777 geek,
After over 50 years of doing this I hope I have some idea of what I'm doing.
Today's digital equipment has completely change the "rules" of astrophotography. When I was a kid they were just building the 200" Palomar telescope which cost only 6 million dollars in depression era dollars. When completed in 1949 it was 4 times larger in light collecting area than the next largest scope and was to answer "every" astronomical question thanks to its big eye. When I finished my 6" scope in 1954 I remember dreaming of what it must be like to use the 200" telescope. Things are very different today. Now for less than the cost of most of the pontoon boats seen on my lake you can take images that rival those of the 200" back in that era that so enthralled the public, and me, back then when published in magazines like Life and National Geographic. Thanks to today's technology I'm able to live that dream I had some 55 years ago and at a tiny fraction of the cost. Of course the big scopes now use the same technology so are again far ahead but as far as "pretty pictures" are concerned we are still pretty equal. I just need far more exposure time than they do.
The key today isn't so much in taking the image but in processing the data you do get. A computer screen can only reproduce a very limited brightness range that is divided into only 256 levels. A monitor has difficulty even reproducing all of these. So you have to process an image that may range in brightness from 8th to 21st magnitude, a range of about 160,000 times into those 256 levels. I've still got a lot to learn about that and about color balance of an image.

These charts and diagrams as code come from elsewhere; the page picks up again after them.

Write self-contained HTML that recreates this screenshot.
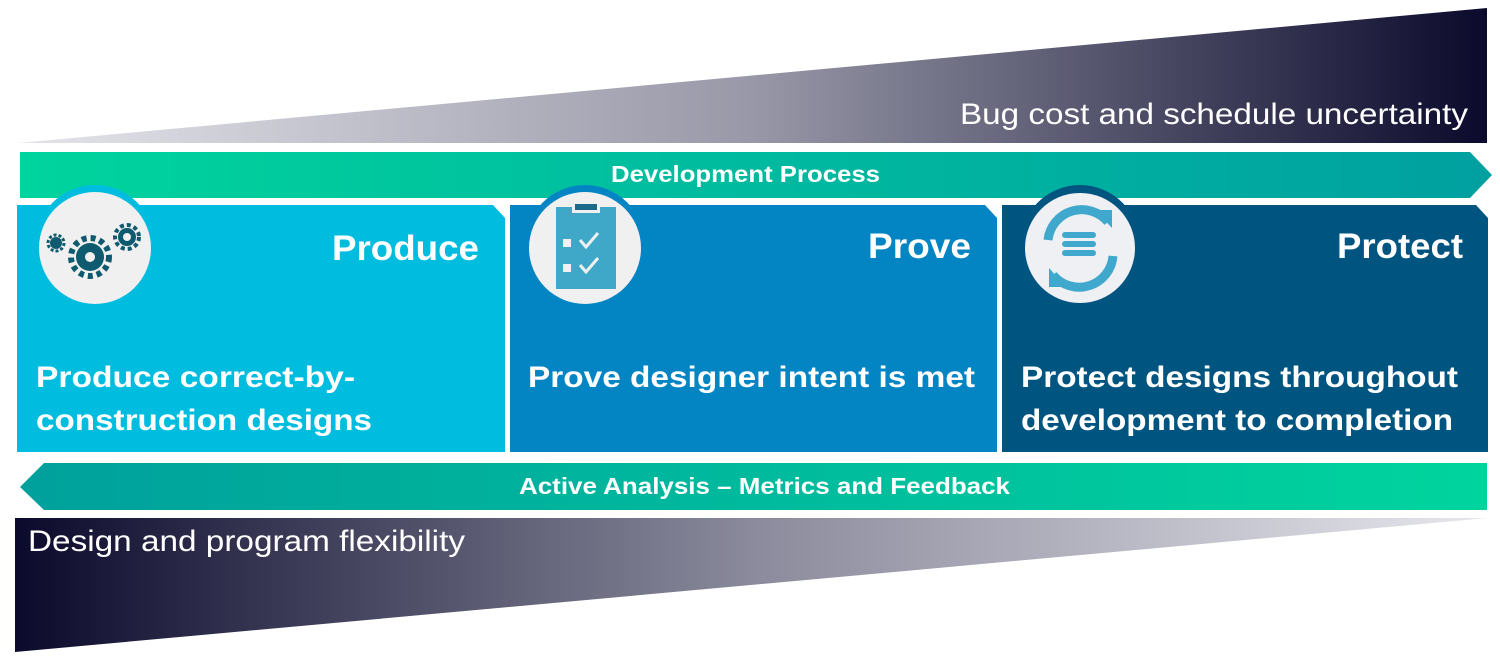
<!DOCTYPE html>
<html><head><style>
body{margin:0;background:#fff;}
svg{display:block;font-family:"Liberation Sans",Arial,sans-serif;}
</style></head><body>
<svg width="1500" height="661" viewBox="0 0 1500 661">
<defs>
<linearGradient id="gt" x1="0" x2="1" y1="0" y2="0"><stop offset="0" stop-color="#e4e4ea"/><stop offset="0.5" stop-color="#9898a8"/><stop offset="1" stop-color="#0b0a2c"/></linearGradient>
<linearGradient id="gb" x1="0" x2="1" y1="0" y2="0"><stop offset="0" stop-color="#0b0a2c"/><stop offset="0.5" stop-color="#8a8a9c"/><stop offset="1" stop-color="#e6e6ec"/></linearGradient>
<linearGradient id="ga" x1="0" x2="1"><stop offset="0" stop-color="#00d49e"/><stop offset="1" stop-color="#00a0a0"/></linearGradient>
<linearGradient id="gc" x1="0" x2="1"><stop offset="0" stop-color="#00a09c"/><stop offset="1" stop-color="#00d49e"/></linearGradient>
</defs>
<polygon points="18,143 1487,8 1487,143" fill="url(#gt)"/>
<text x="960" y="124" font-size="30" fill="#fff" textLength="508" lengthAdjust="spacingAndGlyphs">Bug cost and schedule uncertainty</text>
<polygon points="20,152 1470,152 1492,175 1470,198 20,198" fill="url(#ga)"/>
<text x="611" y="182" font-size="23" font-weight="bold" fill="#fff" textLength="269" lengthAdjust="spacingAndGlyphs">Development Process</text>

<polygon points="17,205 493,205 505,218 505,452 17,452" fill="#00bde0"/>
<polygon points="510,205 985,205 997,218 997,452 510,452" fill="#0385c3"/>
<polygon points="1002,205 1476,205 1488,218 1488,452 1002,452" fill="#005580"/>

<circle cx="95" cy="245" r="60" fill="#00bde0"/>
<circle cx="95" cy="248" r="56" fill="#f0f0f0"/>
<circle cx="585" cy="245" r="60" fill="#0385c3"/>
<circle cx="585" cy="248" r="56" fill="#f0f0f0"/>
<circle cx="1080" cy="245" r="60" fill="#005580"/>
<circle cx="1080" cy="248" r="55" fill="#eef0f4"/>

<g fill="#0e5a6e">
<circle cx="90" cy="257" r="14"/><circle cx="90" cy="257" r="19" fill="none" stroke="#0e5a6e" stroke-width="6" stroke-dasharray="5 4"/>
<circle cx="90" cy="257" r="5" fill="#f0f0f0"/>
<circle cx="127" cy="237" r="9"/><circle cx="127" cy="237" r="12" fill="none" stroke="#0e5a6e" stroke-width="4" stroke-dasharray="4 3"/>
<circle cx="127" cy="237" r="4" fill="#f0f0f0"/>
<circle cx="56" cy="243" r="6"/><circle cx="56" cy="243" r="8" fill="none" stroke="#0e5a6e" stroke-width="3" stroke-dasharray="3 2"/>
</g>
<rect x="556" y="207" width="60" height="82" fill="#3fa8c8"/>
<rect x="572" y="202" width="28" height="11" fill="#f0f0f0"/>
<rect x="575" y="204" width="22" height="6" fill="#1c6a8a"/>
<rect x="563" y="239" width="8" height="8" fill="#f0f0f0"/>
<rect x="563" y="264" width="8" height="8" fill="#f0f0f0"/>
<path d="M580 240 l6 7 l12 -14 M580 265 l6 7 l12 -14" stroke="#f0f0f0" stroke-width="3" fill="none"/>
<g fill="none" stroke="#40a8cc" stroke-width="9">
<path d="M1048 240 A34 34 0 0 1 1108 222"/>
<path d="M1113 256 A34 34 0 0 1 1053 275"/>
</g>
<polygon points="1095,210 1112,210 1112,228" fill="#40a8cc"/>
<polygon points="1066,287 1049,287 1049,268" fill="#40a8cc"/>
<g fill="#40a8cc"><rect x="1062" y="232" width="34" height="6" rx="3"/><rect x="1062" y="241" width="34" height="6" rx="3"/><rect x="1062" y="250" width="34" height="6" rx="3"/></g>

<g fill="#fff" font-weight="bold" lengthAdjust="spacingAndGlyphs">
<text x="332" y="260" font-size="35" textLength="147" lengthAdjust="spacingAndGlyphs">Produce</text>
<text x="868" y="258" font-size="35" textLength="103" lengthAdjust="spacingAndGlyphs">Prove</text>
<text x="1337" y="258" font-size="35" textLength="126" lengthAdjust="spacingAndGlyphs">Protect</text>
<text x="36" y="387" font-size="30" textLength="319" lengthAdjust="spacingAndGlyphs">Produce correct-by-</text>
<text x="36" y="430" font-size="30" textLength="336" lengthAdjust="spacingAndGlyphs">construction designs</text>
<text x="528" y="387" font-size="30" textLength="447" lengthAdjust="spacingAndGlyphs">Prove designer intent is met</text>
<text x="1021" y="387" font-size="30" textLength="437" lengthAdjust="spacingAndGlyphs">Protect designs throughout</text>
<text x="1021" y="430" font-size="30" textLength="432" lengthAdjust="spacingAndGlyphs">development to completion</text>
</g>

<polygon points="20,487 44,463 1487,463 1487,510 44,510" fill="url(#gc)"/>
<text x="519" y="494" font-size="23" font-weight="bold" fill="#fff" textLength="491" lengthAdjust="spacingAndGlyphs">Active Analysis – Metrics and Feedback</text>

<polygon points="15,518 1487,518 15,652" fill="url(#gb)"/>
<text x="28" y="551" font-size="30" fill="#fff" textLength="437" lengthAdjust="spacingAndGlyphs">Design and program flexibility</text>
</svg>
</body></html>
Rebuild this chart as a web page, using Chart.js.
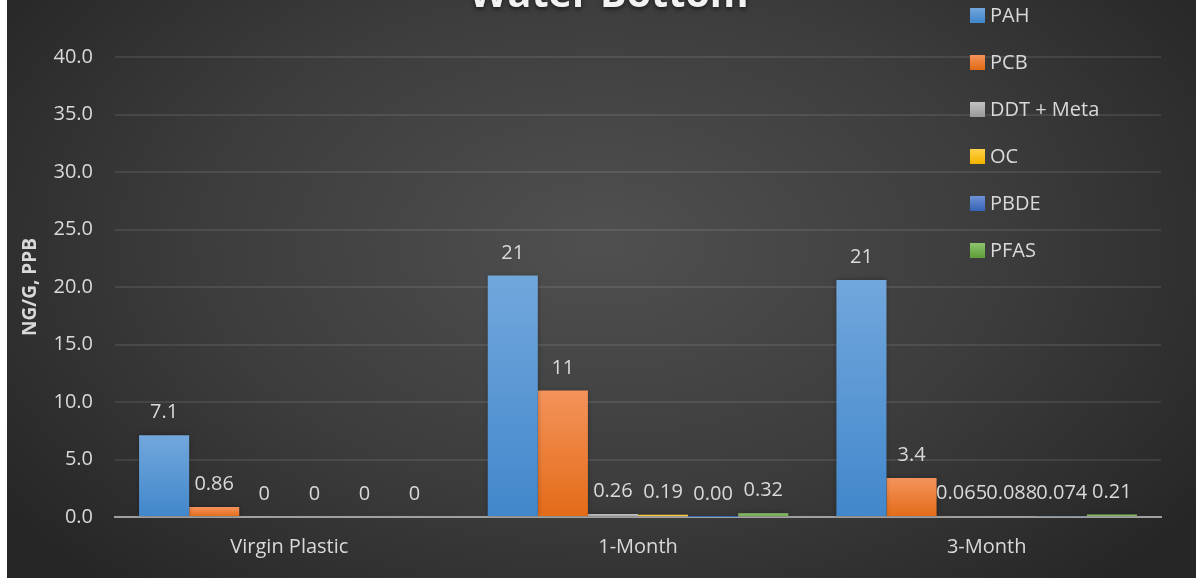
<!DOCTYPE html>
<html>
<head>
<meta charset="utf-8">
<script src="https://cdn.jsdelivr.net/npm/chart.js@4/dist/chart.umd.min.js"></script>
<style>
    html, body { margin: 0; padding: 0; background: #ffffff; }
    #wrap {
        position: absolute; left: 7px; top: 0;
        width: 1189px; height: 578px; overflow: hidden;
        background: radial-gradient(ellipse 62% 80% at 50% 42%, #505050 0%, #3c3c3c 55%, #262626 100%);
    }
    #graph1 { position: absolute; left: 0; top: 0; }
</style>
</head>
<body>
<div id="wrap"><canvas id="graph1" width="1189" height="578"></canvas></div>
<script>
// sample periods and measured contaminant levels (ng/g, ppb)
const periods = ["Virgin Plastic", "1-Month", "3-Month"];
const seriesNames = ["PAH", "PCB", "DDT + Meta", "OC", "PBDE", "PFAS"];
const pah  = [7.1, 21, 20.6];
const pcb  = [0.86, 11, 3.4];
const ddt  = [0, 0.26, 0.065];
const oc   = [0, 0.19, 0.088];
const pbde = [0, 0.001, 0.074];
const pfas = [0, 0.32, 0.21];
const chartTitle = "Water Bottom";

// light / dark ends of each bar's fill
const fills = [
    ["#72a7dc", "#4187cb"],
    ["#f4935b", "#e36b17"],
    ["#c2c2c2", "#9c9c9c"],
    ["#ffd24d", "#f2b400"],
    ["#6d92d6", "#3a66b8"],
    ["#8ec36e", "#62a03b"]
];

const textColor = "#d9d9d9";
const fontFamily = "'Open Sans', 'Noto Sans', sans-serif";

function barFill(idx) {
    return function(ctx) {
        const chart = ctx.chart;
        const y = chart.scales.y;
        if (!chart.chartArea || !y) return fills[idx][1];
        const v = ctx.dataset.data[ctx.dataIndex];
        const top = y.getPixelForValue(v);
        const bot = y.getPixelForValue(0);
        if (bot - top < 2) return fills[idx][1];
        const g = chart.ctx.createLinearGradient(0, top, 0, bot);
        g.addColorStop(0, fills[idx][0]);
        g.addColorStop(1, fills[idx][1]);
        return g;
    };
}

function fmt(v) {
    if (v === 0) return "0";
    if (v < 0.01) return v.toFixed(2);
    return v.toPrecision(2);
}

// soft shadow under the bars
const barShadow = {
    id: "barShadow",
    beforeDatasetsDraw(chart) {
        const c = chart.ctx;
        c.save();
        c.shadowColor = "rgba(0,0,0,0.35)";
        c.shadowBlur = 5;
    },
    afterDatasetsDraw(chart) {
        chart.ctx.restore();
    }
};

// value printed above each bar
const valueLabels = {
    id: "valueLabels",
    afterDatasetsDraw(chart) {
        const c = chart.ctx;
        c.save();
        c.font = "20px " + fontFamily;
        c.fillStyle = textColor;
        c.textAlign = "center";
        c.textBaseline = "alphabetic";
        chart.data.datasets.forEach(function(ds, i) {
            const meta = chart.getDatasetMeta(i);
            meta.data.forEach(function(bar, j) {
                c.fillText(fmt(ds.data[j]), bar.x, bar.y - 17);
            });
        });
        c.restore();
    }
};

// big title hanging off the top edge, with a dark drop shadow
const topTitle = {
    id: "topTitle",
    afterDraw(chart) {
        const c = chart.ctx;
        c.save();
        c.font = "bold 39.5px " + fontFamily;
        c.textAlign = "center";
        c.textBaseline = "alphabetic";
        c.shadowColor = "rgba(0,0,0,0.6)";
        c.shadowBlur = 5;
        c.shadowOffsetY = 2;
        c.fillStyle = "#f2f2f2";
        c.fillText(chartTitle, 602, 7);
        c.restore();
    }
};

// legend stacked down the right side, over the plot
const sideLegend = {
    id: "sideLegend",
    afterDraw(chart) {
        const c = chart.ctx;
        c.save();
        c.font = "20px " + fontFamily;
        c.textBaseline = "middle";
        c.textAlign = "left";
        chart.data.datasets.forEach(function(ds, i) {
            const cy = 15 + i * 47;
            const g = c.createLinearGradient(0, cy - 7, 0, cy + 7);
            g.addColorStop(0, fills[i][0]);
            g.addColorStop(1, fills[i][1]);
            c.fillStyle = g;
            c.fillRect(963, cy - 7, 15, 15);
            c.fillStyle = textColor;
            c.fillText(ds.label, 983, cy + 1);
        });
        c.restore();
    }
};

const seriesData = [pah, pcb, ddt, oc, pbde, pfas];

const g1 = new Chart("graph1", {
    type: "bar",
    data: {
        labels: periods,
        datasets: seriesData.map(function(d, i) {
            return {
                label: seriesNames[i],
                data: d,
                backgroundColor: barFill(i),
                borderWidth: 0,
                categoryPercentage: 0.862,
                barPercentage: 1.0
            };
        })
    },
    options: {
        responsive: false,
        animation: false,
        devicePixelRatio: 1,
        layout: { padding: { left: 0, right: 35, top: 57, bottom: 0 } },
        plugins: {
            legend: { display: false },
            tooltip: { enabled: false },
            title: { display: false }
        },
        scales: {
            x: {
                grid: { display: false, drawTicks: false },
                border: { display: true, color: "#a0a0a0", width: 2 },
                ticks: { color: textColor, font: { family: fontFamily, size: 20 }, padding: 18 },
                afterFit: function(s) { s.height = 61; }
            },
            y: {
                min: 0,
                max: 40,
                ticks: {
                    stepSize: 5,
                    color: textColor,
                    font: { family: fontFamily, size: 20 },
                    padding: 22,
                    callback: function(v) { return v.toFixed(1); }
                },
                grid: {
                    drawTicks: false,
                    lineWidth: 2,
                    color: function(ctx) { return ctx.index === 0 ? "rgba(0,0,0,0)" : "rgba(255,255,255,0.09)"; }
                },
                border: { display: false },
                title: {
                    display: true,
                    text: "NG/G, PPB",
                    color: textColor,
                    font: { family: fontFamily, size: 19, weight: "bold" },
                    padding: { top: 12, bottom: 0 }
                },
                afterFit: function(s) { s.width = 108; }
            }
        }
    },
    plugins: [barShadow, valueLabels, topTitle, sideLegend]
});
</script>
</body>
</html>
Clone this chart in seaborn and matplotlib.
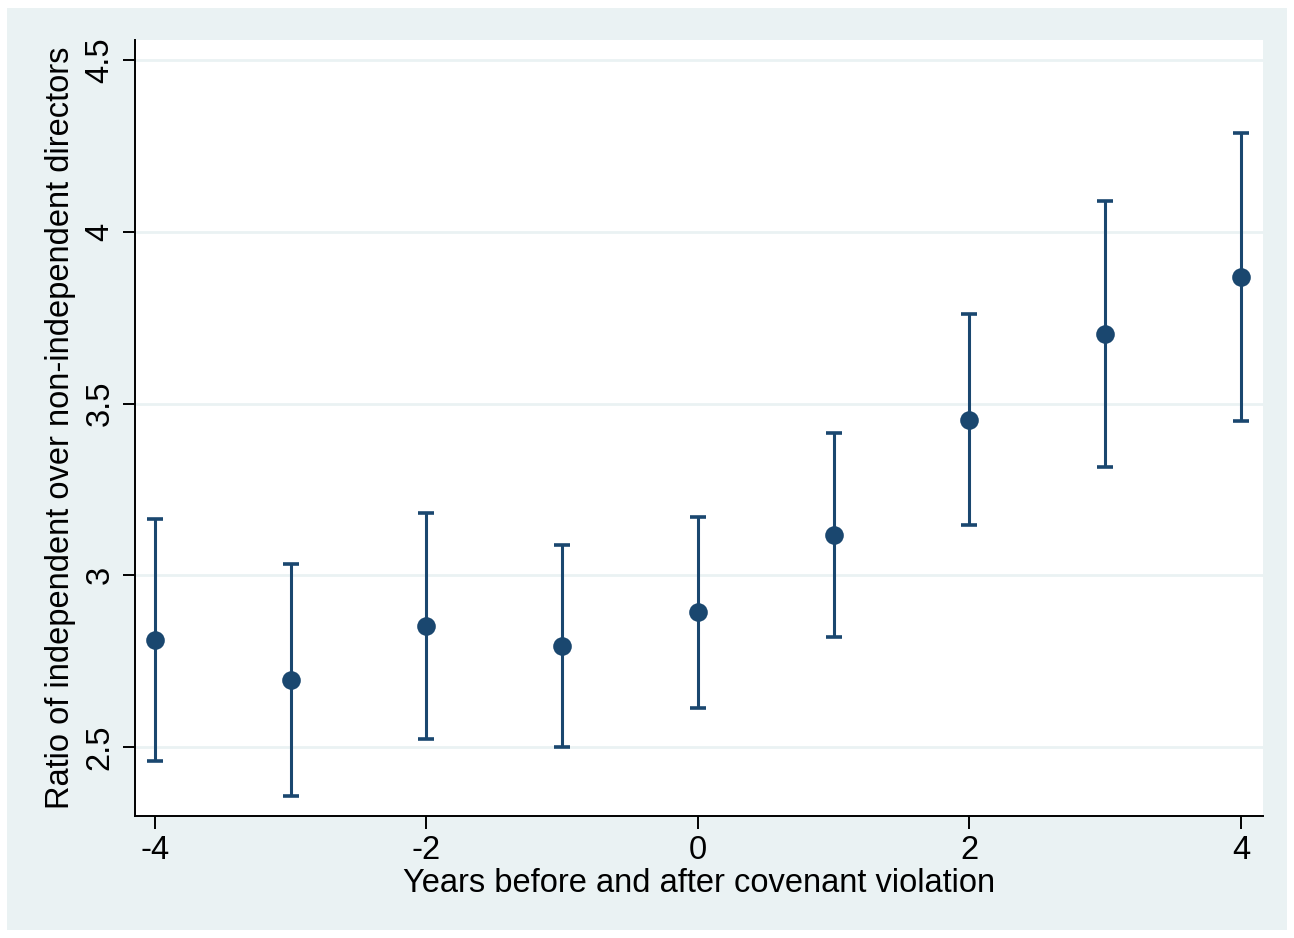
import numpy as np
import pandas as pd
import seaborn as sns
import matplotlib.pyplot as plt
from matplotlib.patches import Rectangle

# Estimates
years = [-4, -3, -2, -1, 0, 1, 2, 3, 4]
ratio = [2.811, 2.695, 2.852, 2.794, 2.893, 3.117, 3.452, 3.702, 3.868]
ci_low = [2.459, 2.357, 2.523, 2.500, 2.614, 2.820, 3.146, 3.315, 3.449]
ci_high = [3.164, 3.033, 3.181, 3.088, 3.170, 3.414, 3.761, 4.090, 4.287]

df = pd.DataFrame({"year": years, "ratio": ratio, "lo": ci_low, "hi": ci_high})

navy = "#1A476F"
panel = "#EAF2F3"

sns.set_style("white")
plt.rcParams["font.family"] = ["Liberation Sans", "DejaVu Sans"]
plt.rcParams["axes.unicode_minus"] = False
plt.rcParams["text.color"] = "black"
plt.rcParams["axes.labelcolor"] = "black"
plt.rcParams["xtick.color"] = "black"
plt.rcParams["ytick.color"] = "black"

fig = plt.figure(figsize=(12.94, 9.38), dpi=100, facecolor="white")
fig.patches.append(Rectangle((7 / 1294, 8 / 938), 1280 / 1294, 922 / 938,
                             transform=fig.transFigure, facecolor=panel,
                             edgecolor="none", zorder=-10))
ax = fig.add_axes([135 / 1294, 122 / 938, 1128 / 1294, 776 / 938])
ax.set_facecolor("white")

ax.errorbar(df["year"], df["ratio"],
            yerr=[df["ratio"] - df["lo"], df["hi"] - df["ratio"]],
            fmt="none", ecolor=navy, elinewidth=2.2, capsize=5.5, capthick=2.6, zorder=2)
sns.scatterplot(data=df, x="year", y="ratio", color=navy, s=180, edgecolor=navy,
                linewidth=0, ax=ax, zorder=3)

ax.set_xlim(-4.147, 4.162)
ax.set_ylim(2.30, 4.558)
ax.set_xticks([-4, -2, 0, 2, 4])
ax.set_xticklabels(["-4", "-2", "0", "2", "4"])
ax.set_yticks([2.5, 3, 3.5, 4, 4.5])
ax.set_yticklabels(["2.5", "3", "3.5", "4", "4.5"], rotation=90, va="center")
ax.grid(axis="y", color=panel, linewidth=2)
ax.set_axisbelow(True)

for s in ["top", "right"]:
    ax.spines[s].set_visible(False)
for s in ["left", "bottom"]:
    ax.spines[s].set_color("black")
    ax.spines[s].set_linewidth(1.4)

ax.tick_params(axis="both", direction="out", length=9, width=1.4, color="black",
               labelcolor="black", labelsize=23.5, pad=5, left=True, bottom=True)
ax.set_xlabel("Years before and after covenant violation", fontsize=23.5, labelpad=1,
              color="black")
ax.set_ylabel("Ratio of independent over non-independent directors", fontsize=23.5,
              labelpad=6, color="black")

fig.savefig("out.png", dpi=100, facecolor="white")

The bottom line just tells the telescope and that it was used at its native f/10 rather than use a compressor as is commonly done with such a long focal length scope, next is the exposures used, 4 luminosity images of 10 minutes each and two of similar duration for each of the three primary colors; red, green and blue so the image consists of 40 minutes of luminosity data (used for detail) and an hour of color data (colorizes the luminosity image). You could forgo the luminosity data and just use color data but that means far more exposure time. Since only 1/3rd the light gets through a color filter you need 3 times the exposure to go as deep as an unfiltered luminosity image so I'd need 2 hours per filter or a total of 6 hours to do what I do using a luminosity layer in only 100 minutes and achieve the same signal to noise ratio. During that extended time the atmosphere will tend to distort the image so the end result will often be worse due to all the time the atmosphere has to mess me up. Major observatories are usually located where seeing is far above average. I don't have that luxury. The next field is just the sensor used and lastly the mount the telescope is on. This is usually far more important than the telescope. Since you have to track the object across the sky and do so with extreme precision for 100 minutes in my case, longer with a smaller telescope, the quality of the mounting is of "paramount" importance. I fought average mounts into submission for decades, it was no fun. I was always wanting to do more than the mount was capable of doing. I finally had enough and got this mounting. Still my total cost is about that of a basic new car, less than my wife's Honda CRV. So I drive a pickup with 245,000 miles on it but have my observatory. We all have to have our priorities!